EXERCISE GOAL> Only the lines from the one with "What TikZ code" to the one with "text height=29pt, text", both included, should be output, without any images.

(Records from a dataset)

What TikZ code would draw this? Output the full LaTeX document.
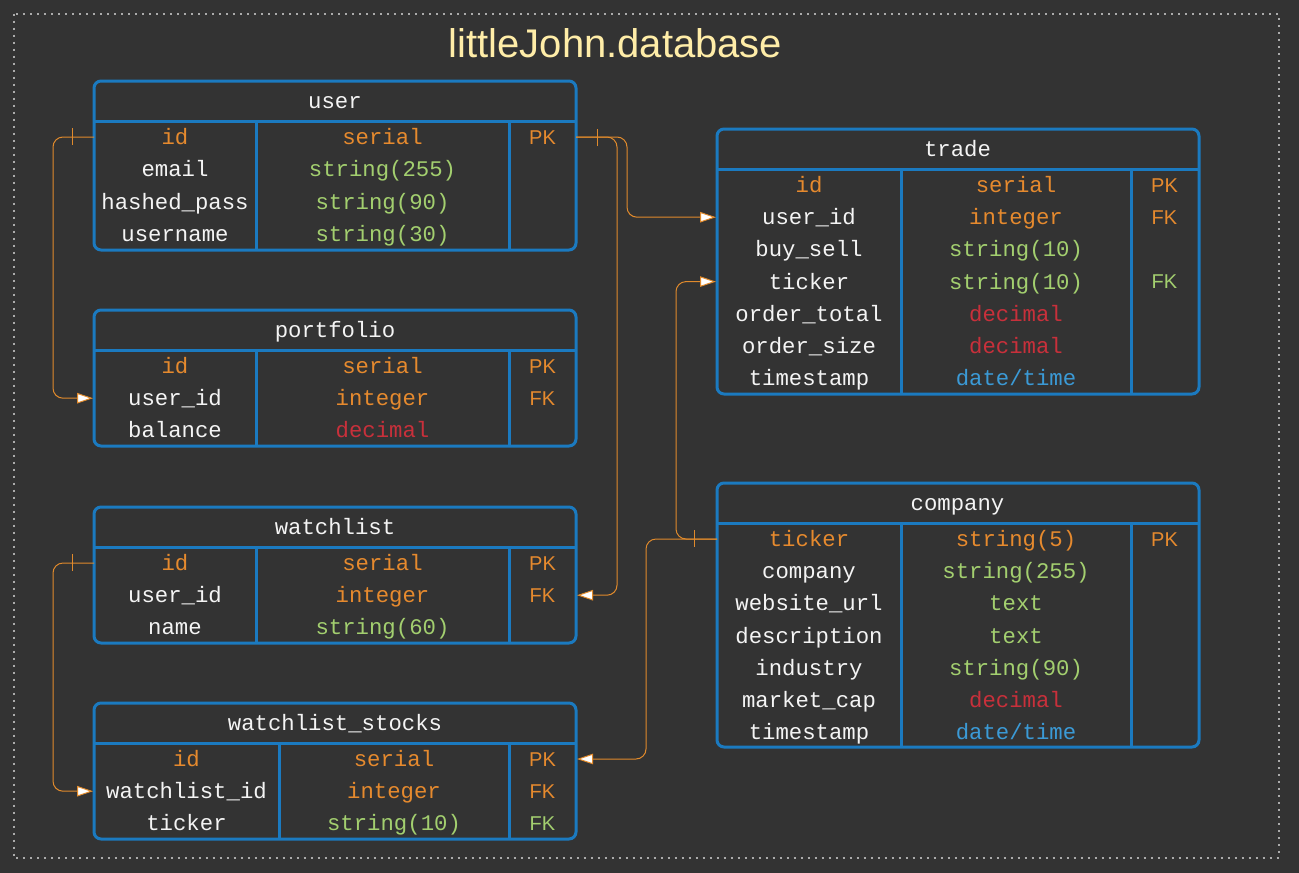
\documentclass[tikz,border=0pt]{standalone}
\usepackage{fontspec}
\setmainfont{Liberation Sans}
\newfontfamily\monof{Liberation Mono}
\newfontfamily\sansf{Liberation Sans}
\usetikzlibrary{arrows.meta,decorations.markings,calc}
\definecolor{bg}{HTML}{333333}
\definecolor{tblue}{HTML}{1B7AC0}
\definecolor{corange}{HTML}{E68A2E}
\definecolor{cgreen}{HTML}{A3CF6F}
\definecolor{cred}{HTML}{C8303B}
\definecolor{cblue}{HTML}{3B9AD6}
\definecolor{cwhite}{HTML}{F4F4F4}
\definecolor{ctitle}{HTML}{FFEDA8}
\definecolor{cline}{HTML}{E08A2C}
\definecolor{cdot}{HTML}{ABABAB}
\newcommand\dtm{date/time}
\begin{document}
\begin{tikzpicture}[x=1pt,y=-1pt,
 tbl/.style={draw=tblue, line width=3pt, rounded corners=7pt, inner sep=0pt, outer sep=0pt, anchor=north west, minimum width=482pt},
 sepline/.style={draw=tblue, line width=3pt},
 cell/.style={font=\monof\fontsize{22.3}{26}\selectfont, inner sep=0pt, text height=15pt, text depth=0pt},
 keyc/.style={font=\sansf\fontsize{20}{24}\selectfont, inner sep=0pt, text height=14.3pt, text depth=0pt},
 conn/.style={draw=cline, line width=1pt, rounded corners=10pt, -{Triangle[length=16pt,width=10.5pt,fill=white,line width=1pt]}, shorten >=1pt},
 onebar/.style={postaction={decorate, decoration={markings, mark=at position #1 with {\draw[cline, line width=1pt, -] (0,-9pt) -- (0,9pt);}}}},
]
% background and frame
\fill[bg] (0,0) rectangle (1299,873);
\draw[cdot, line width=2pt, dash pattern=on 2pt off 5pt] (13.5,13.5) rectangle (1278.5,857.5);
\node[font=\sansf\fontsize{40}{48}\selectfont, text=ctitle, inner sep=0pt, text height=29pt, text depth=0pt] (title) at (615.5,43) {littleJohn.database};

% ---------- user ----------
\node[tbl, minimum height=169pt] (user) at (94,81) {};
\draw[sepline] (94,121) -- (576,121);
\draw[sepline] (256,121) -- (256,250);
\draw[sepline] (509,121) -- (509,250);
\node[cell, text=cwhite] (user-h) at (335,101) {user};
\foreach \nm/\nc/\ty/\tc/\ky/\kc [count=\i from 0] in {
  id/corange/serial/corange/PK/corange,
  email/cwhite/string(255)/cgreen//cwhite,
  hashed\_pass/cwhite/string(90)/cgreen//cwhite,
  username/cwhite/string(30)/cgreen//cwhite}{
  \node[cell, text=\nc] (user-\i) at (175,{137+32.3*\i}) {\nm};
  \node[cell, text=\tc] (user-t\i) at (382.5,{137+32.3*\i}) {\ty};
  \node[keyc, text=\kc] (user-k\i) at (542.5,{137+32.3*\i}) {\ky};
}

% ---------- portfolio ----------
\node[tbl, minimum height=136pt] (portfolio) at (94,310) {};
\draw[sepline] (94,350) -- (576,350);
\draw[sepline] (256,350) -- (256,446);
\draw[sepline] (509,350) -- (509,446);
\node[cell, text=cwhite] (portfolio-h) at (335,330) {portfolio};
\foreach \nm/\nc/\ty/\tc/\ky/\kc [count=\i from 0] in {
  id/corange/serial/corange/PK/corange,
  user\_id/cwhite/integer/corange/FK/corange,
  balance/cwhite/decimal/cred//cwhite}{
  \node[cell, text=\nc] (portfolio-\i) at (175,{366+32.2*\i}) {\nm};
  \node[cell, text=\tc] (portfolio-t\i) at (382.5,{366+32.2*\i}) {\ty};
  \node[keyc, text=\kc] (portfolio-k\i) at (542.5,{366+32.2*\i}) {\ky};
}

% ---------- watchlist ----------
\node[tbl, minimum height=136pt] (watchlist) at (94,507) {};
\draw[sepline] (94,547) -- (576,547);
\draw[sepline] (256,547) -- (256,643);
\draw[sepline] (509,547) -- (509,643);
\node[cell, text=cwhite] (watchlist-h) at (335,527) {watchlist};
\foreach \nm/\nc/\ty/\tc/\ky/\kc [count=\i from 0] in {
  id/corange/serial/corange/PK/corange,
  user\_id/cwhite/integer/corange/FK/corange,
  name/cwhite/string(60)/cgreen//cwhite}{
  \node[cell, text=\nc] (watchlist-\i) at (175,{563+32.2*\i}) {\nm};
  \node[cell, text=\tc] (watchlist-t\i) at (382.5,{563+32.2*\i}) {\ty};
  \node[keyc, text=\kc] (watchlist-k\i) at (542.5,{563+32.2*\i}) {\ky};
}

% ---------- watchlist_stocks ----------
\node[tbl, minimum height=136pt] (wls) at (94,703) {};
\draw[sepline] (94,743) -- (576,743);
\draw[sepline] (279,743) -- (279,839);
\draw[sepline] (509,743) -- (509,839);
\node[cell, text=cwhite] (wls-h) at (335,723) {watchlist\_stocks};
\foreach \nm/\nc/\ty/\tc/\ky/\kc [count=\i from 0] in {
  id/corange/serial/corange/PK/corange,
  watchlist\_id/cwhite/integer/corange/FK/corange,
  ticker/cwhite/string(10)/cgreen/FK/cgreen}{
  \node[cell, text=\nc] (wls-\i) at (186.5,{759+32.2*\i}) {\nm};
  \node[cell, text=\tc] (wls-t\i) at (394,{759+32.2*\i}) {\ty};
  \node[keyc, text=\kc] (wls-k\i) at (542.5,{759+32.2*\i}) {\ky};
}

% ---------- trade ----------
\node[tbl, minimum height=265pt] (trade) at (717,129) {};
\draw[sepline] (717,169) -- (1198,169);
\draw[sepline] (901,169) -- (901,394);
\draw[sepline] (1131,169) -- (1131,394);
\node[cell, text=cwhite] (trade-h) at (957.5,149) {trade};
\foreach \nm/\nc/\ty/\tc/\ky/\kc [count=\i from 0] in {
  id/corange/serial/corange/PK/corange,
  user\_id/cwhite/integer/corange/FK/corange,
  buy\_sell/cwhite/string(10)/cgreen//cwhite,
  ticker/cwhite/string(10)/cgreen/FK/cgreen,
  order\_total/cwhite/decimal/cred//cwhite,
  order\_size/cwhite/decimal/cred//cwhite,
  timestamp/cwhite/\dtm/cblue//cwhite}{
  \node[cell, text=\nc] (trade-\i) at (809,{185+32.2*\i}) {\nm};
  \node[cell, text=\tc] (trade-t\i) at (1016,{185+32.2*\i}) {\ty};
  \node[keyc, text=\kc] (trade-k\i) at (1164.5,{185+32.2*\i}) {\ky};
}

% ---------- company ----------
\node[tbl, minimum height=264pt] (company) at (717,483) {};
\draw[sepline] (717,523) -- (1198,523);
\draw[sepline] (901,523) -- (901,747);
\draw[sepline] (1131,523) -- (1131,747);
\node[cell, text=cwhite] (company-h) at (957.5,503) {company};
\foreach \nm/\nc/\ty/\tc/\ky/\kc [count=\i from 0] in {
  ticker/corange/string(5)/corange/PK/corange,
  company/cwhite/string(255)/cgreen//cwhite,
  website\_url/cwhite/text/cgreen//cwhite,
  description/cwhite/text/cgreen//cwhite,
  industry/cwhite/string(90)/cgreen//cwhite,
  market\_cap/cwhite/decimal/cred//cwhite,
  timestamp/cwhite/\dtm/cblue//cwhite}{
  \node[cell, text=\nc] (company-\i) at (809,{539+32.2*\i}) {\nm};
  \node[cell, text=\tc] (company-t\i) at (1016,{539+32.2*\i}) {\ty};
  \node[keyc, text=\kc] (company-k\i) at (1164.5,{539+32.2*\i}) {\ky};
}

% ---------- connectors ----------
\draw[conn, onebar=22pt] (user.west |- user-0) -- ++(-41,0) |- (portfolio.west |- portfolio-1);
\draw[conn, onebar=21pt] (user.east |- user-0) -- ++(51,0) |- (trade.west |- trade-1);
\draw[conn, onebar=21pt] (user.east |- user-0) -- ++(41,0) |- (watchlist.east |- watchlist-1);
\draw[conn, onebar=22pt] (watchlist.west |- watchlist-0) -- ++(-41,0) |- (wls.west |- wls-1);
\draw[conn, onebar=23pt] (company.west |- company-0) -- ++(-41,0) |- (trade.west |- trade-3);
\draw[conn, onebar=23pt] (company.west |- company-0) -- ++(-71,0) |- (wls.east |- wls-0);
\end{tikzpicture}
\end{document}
==
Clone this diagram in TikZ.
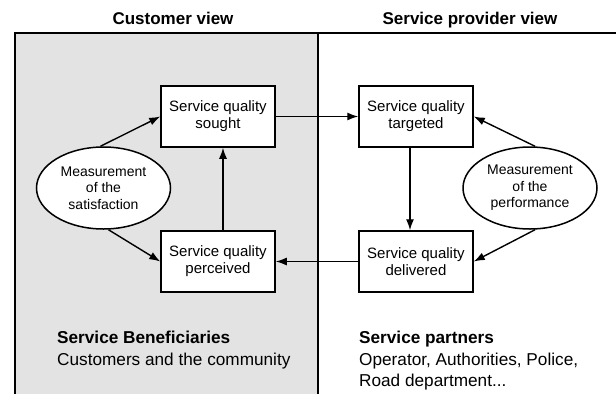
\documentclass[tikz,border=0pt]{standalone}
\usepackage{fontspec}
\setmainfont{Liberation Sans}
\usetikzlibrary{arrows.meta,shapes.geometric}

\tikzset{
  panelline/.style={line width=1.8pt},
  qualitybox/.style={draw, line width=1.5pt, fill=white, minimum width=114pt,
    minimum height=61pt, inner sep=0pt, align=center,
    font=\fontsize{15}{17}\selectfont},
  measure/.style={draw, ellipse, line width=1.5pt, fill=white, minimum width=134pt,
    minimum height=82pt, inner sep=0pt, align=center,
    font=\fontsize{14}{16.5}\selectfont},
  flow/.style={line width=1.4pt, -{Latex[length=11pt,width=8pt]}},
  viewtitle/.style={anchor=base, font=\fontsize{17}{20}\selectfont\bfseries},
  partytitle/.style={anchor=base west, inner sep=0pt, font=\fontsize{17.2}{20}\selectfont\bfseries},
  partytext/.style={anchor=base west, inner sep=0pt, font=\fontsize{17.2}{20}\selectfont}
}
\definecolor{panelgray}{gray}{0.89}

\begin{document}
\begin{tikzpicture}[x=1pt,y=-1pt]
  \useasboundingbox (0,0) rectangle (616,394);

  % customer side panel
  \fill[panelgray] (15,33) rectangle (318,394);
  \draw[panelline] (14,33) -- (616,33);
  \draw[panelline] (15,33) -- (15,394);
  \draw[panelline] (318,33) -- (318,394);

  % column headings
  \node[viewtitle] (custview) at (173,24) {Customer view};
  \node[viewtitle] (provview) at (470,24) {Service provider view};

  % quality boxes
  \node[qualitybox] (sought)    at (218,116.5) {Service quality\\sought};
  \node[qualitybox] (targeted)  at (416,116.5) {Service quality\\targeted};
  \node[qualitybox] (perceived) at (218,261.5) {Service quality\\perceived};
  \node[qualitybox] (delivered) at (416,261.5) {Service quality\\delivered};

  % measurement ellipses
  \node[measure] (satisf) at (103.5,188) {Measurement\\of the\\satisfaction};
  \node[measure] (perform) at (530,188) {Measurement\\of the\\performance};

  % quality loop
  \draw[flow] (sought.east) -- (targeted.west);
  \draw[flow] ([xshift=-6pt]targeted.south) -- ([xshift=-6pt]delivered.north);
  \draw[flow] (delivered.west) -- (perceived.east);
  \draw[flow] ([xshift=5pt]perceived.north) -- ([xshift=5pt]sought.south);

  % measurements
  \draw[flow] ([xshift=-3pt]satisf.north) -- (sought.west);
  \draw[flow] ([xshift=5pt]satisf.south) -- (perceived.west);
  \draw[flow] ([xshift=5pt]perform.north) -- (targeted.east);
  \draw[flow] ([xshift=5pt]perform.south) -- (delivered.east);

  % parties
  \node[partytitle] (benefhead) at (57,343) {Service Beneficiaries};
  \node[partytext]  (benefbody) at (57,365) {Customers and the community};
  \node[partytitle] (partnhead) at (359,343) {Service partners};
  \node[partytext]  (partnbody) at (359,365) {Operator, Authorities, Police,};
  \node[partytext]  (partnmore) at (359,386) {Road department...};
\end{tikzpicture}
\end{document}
--
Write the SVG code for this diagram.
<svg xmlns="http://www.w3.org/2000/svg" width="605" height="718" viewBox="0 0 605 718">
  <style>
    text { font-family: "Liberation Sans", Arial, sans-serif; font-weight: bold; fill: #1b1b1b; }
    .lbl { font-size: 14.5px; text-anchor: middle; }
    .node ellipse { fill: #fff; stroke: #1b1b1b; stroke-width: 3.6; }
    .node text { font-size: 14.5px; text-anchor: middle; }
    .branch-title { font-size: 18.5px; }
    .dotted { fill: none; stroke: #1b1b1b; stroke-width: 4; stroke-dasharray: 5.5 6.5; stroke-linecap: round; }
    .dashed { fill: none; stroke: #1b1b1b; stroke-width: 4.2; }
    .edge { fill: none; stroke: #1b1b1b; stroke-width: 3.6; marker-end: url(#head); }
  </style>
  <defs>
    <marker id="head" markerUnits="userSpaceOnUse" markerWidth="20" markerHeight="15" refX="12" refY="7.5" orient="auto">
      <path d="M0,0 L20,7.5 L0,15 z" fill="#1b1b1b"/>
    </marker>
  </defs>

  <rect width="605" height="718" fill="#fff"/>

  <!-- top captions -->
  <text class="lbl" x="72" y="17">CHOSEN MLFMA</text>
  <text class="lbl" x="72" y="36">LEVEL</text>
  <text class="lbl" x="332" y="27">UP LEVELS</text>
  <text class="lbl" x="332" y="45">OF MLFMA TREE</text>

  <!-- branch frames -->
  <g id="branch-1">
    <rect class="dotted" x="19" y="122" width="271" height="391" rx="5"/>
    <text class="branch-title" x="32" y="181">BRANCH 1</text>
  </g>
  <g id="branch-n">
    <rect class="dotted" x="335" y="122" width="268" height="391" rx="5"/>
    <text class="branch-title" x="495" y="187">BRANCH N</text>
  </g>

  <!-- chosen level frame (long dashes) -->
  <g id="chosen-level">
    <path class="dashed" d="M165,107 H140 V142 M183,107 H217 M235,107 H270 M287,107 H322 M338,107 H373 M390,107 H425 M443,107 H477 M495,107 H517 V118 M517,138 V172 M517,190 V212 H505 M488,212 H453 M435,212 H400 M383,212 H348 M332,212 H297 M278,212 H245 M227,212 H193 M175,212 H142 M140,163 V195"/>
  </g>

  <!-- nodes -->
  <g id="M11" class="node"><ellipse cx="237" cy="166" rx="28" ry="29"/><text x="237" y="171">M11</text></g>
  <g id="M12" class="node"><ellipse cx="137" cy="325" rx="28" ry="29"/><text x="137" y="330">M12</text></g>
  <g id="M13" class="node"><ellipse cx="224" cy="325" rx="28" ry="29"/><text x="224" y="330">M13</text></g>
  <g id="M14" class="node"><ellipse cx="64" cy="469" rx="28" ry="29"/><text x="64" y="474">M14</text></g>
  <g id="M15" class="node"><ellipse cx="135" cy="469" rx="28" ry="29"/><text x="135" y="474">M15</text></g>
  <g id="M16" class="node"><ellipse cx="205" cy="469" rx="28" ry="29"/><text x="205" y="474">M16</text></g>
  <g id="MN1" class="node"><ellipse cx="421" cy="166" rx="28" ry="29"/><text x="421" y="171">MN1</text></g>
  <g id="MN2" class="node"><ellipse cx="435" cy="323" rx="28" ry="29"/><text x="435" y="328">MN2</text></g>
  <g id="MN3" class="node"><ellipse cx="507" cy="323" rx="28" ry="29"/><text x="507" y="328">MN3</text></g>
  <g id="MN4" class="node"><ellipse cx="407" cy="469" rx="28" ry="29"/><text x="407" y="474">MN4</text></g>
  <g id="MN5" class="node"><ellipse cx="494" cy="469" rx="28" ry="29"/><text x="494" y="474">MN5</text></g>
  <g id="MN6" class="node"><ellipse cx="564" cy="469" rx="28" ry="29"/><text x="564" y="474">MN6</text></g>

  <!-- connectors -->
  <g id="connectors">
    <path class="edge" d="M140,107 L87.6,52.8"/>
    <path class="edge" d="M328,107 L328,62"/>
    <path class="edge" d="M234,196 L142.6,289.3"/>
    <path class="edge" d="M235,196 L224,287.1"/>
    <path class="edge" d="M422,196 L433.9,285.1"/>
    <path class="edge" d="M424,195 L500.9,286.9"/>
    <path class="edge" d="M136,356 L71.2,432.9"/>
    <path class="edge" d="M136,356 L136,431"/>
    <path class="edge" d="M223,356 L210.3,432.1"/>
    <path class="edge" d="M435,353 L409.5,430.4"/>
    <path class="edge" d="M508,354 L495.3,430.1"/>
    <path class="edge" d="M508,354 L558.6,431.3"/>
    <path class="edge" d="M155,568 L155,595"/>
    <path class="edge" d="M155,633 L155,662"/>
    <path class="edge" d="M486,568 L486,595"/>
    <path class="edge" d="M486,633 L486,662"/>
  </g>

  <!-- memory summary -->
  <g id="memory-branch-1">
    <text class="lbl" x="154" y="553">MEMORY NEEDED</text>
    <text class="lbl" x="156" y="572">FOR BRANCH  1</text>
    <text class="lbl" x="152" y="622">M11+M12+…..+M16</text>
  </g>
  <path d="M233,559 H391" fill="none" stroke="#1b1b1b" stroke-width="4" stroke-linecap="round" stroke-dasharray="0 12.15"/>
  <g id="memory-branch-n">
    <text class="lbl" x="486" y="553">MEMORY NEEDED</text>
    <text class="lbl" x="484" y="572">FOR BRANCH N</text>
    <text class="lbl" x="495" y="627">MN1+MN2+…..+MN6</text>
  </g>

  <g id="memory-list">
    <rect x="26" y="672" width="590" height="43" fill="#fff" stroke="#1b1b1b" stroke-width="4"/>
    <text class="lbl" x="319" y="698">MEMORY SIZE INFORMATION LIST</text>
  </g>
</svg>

SOLUTION FOR THIS PROBLEM>
What TikZ code would draw this? Output the full LaTeX document.
\documentclass[tikz,border=0pt]{standalone}
\usepackage{fontspec}
\setmainfont{Liberation Sans}
\newfontfamily\monof{Liberation Mono}
\newfontfamily\sansf{Liberation Sans}
\usetikzlibrary{arrows.meta,decorations.markings,calc}
\definecolor{bg}{HTML}{333333}
\definecolor{tblue}{HTML}{1B7AC0}
\definecolor{corange}{HTML}{E68A2E}
\definecolor{cgreen}{HTML}{A3CF6F}
\definecolor{cred}{HTML}{C8303B}
\definecolor{cblue}{HTML}{3B9AD6}
\definecolor{cwhite}{HTML}{F4F4F4}
\definecolor{ctitle}{HTML}{FFEDA8}
\definecolor{cline}{HTML}{E08A2C}
\definecolor{cdot}{HTML}{ABABAB}
\newcommand\dtm{date/time}
\begin{document}
\begin{tikzpicture}[x=1pt,y=-1pt,
 tbl/.style={draw=tblue, line width=3pt, rounded corners=7pt, inner sep=0pt, outer sep=0pt, anchor=north west, minimum width=482pt},
 sepline/.style={draw=tblue, line width=3pt},
 cell/.style={font=\monof\fontsize{22.3}{26}\selectfont, inner sep=0pt, text height=15pt, text depth=0pt},
 keyc/.style={font=\sansf\fontsize{20}{24}\selectfont, inner sep=0pt, text height=14.3pt, text depth=0pt},
 conn/.style={draw=cline, line width=1pt, rounded corners=10pt, -{Triangle[length=16pt,width=10.5pt,fill=white,line width=1pt]}, shorten >=1pt},
 onebar/.style={postaction={decorate, decoration={markings, mark=at position #1 with {\draw[cline, line width=1pt, -] (0,-9pt) -- (0,9pt);}}}},
]
% background and frame
\fill[bg] (0,0) rectangle (1299,873);
\draw[cdot, line width=2pt, dash pattern=on 2pt off 5pt] (13.5,13.5) rectangle (1278.5,857.5);
\node[font=\sansf\fontsize{40}{48}\selectfont, text=ctitle, inner sep=0pt, text height=29pt, text depth=0pt] (title) at (615.5,43) {littleJohn.database};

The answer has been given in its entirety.